The silhouettes include a family around the supper table, in recognition of the theater’s signature folklife play, “Come Home, It’s Suppertime,” a farmer behind the plow, a cow in the corn, an outhouse and a woman butchering a chicken.

“The silhouettes were done by Michelle Black of Georgiana,” Bowden said. “And we appreciate her talent and the new look the silhouettes give to our folk life theater. We have long enjoyed the original artwork by Betty Ross Botts but, after 20 years, the sun had faded the paintings. However, removing the original artwork was not the desire of the BHS. So, the idea was to paint the glass coverings of the windows to give the theater a new look while preserving the original artwork.”

The We Piddle Around Theater opened its doors in the fall of 2002 with the premier performance of “Come Home, It’s Suppertime,” which would later be designated “Alabama’s Official Folk Life Play” by the Alabama Legislature.

The “storied” play literally rose out of the ashes.

In the year 1991, the Brundidge City Hall was gutted by fire. All that remained was the hull of the historical Works Progress Administration structure that was handcrafted by local brick masons.
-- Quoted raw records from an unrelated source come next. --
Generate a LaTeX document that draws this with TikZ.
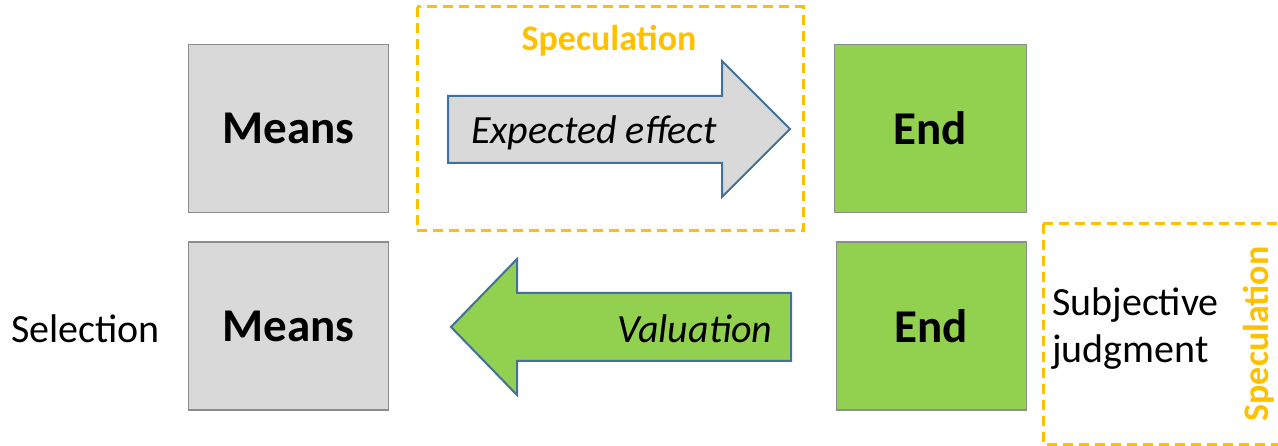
\documentclass[tikz,border=0pt]{standalone}
\usepackage{fontspec}
\setmainfont{Carlito}
\usetikzlibrary{positioning}
\definecolor{boxgray}{HTML}{D9D9D9}
\definecolor{edgegray}{HTML}{8C8C8C}
\definecolor{endgreen}{HTML}{92D050}
\definecolor{arrowblue}{HTML}{41719C}
\definecolor{specorange}{HTML}{FFC000}
\tikzset{>=latex}
\tikzstyle{block} = [rectangle, draw=edgegray, line width=1.5pt, minimum width=200pt, minimum height=168pt, inner sep=0, font=\fontsize{47}{56}\selectfont\bfseries]
\tikzstyle{spec} = [draw=specorange, line width=3pt, dash pattern=on 10pt off 6pt]
\tikzstyle{fat} = [draw=arrowblue, line width=2pt, line join=miter]
\tikzstyle{lbl} = [draw=none, inner sep=0, font=\fontsize{40}{47}\selectfont]

\begin{document}
\begin{tikzpicture}[x=1pt, y=-1pt]
\useasboundingbox (0,0) rectangle (1278,446);
\clip (0,0) rectangle (1278,446);
% speculation frames
\draw [spec] (417,7) rectangle (803,231);
\draw [spec] (1043,224) rectangle (1300,444);
\node [lbl, text=specorange, font=\fontsize{36}{42}\selectfont\bfseries] (S1) at (609,41) {Speculation};
\node [lbl, text=specorange, font=\fontsize{36}{42}\selectfont\bfseries, rotate=90] (S2) at (1259,334) {Speculation};
% top row
\node [block, fill=boxgray] (M1) at (288.5,128.5) {Means};
\node [block, fill=endgreen, minimum width=192pt] (E1) at (930.5,128.5) {End};
\draw [fat, fill=boxgray] (448,96) -- (722,96) -- (722,61) -- (790,129) -- (722,197) -- (722,163) -- (448,163) -- cycle;
\node [lbl, font=\fontsize{40}{47}\selectfont\itshape] (EE) at (594,133) {Expected effect};
% bottom row
\node [block, fill=boxgray] (M2) at (288.5,326) {Means};
\node [block, fill=endgreen, minimum width=190pt] (E2) at (931.5,326) {End};
\draw [fat, fill=endgreen] (791,293) -- (517,293) -- (517,259) -- (451,327) -- (517,395) -- (517,361) -- (791,361) -- cycle;
\node [lbl, font=\fontsize{40}{47}\selectfont\itshape] (V) at (695,329) {Valuation};
\node [lbl, anchor=east] (Sel) at (160,329) {Selection};
\node [lbl, anchor=west, align=left] (SJ) at (1052,329) {Subjective\\judgment};
\end{tikzpicture}
\end{document}
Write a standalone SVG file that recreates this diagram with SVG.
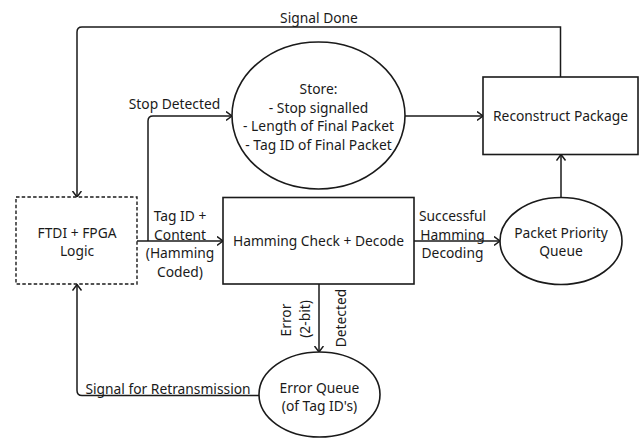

The building stood empty at the city’s crossroads until 2002 when the City of Brundidge gave permission to the Brundidge Historical Society to use the building as a community theater.

Dirt-topped sawdust served as the floor and the window openings were closed with a variety of artists’ renderings on plywood on the inside.

The theater’s signature event is “Come Home, It’s Suppertime,’ which is a past recipient of the Governor’s Tourism Award. The theater also hosts other folklife presentations and storytelling events, including the annual Pike Piddlers Storytelling Festival in January.

Other paint projects are planned for Pike County’s Bicentennial.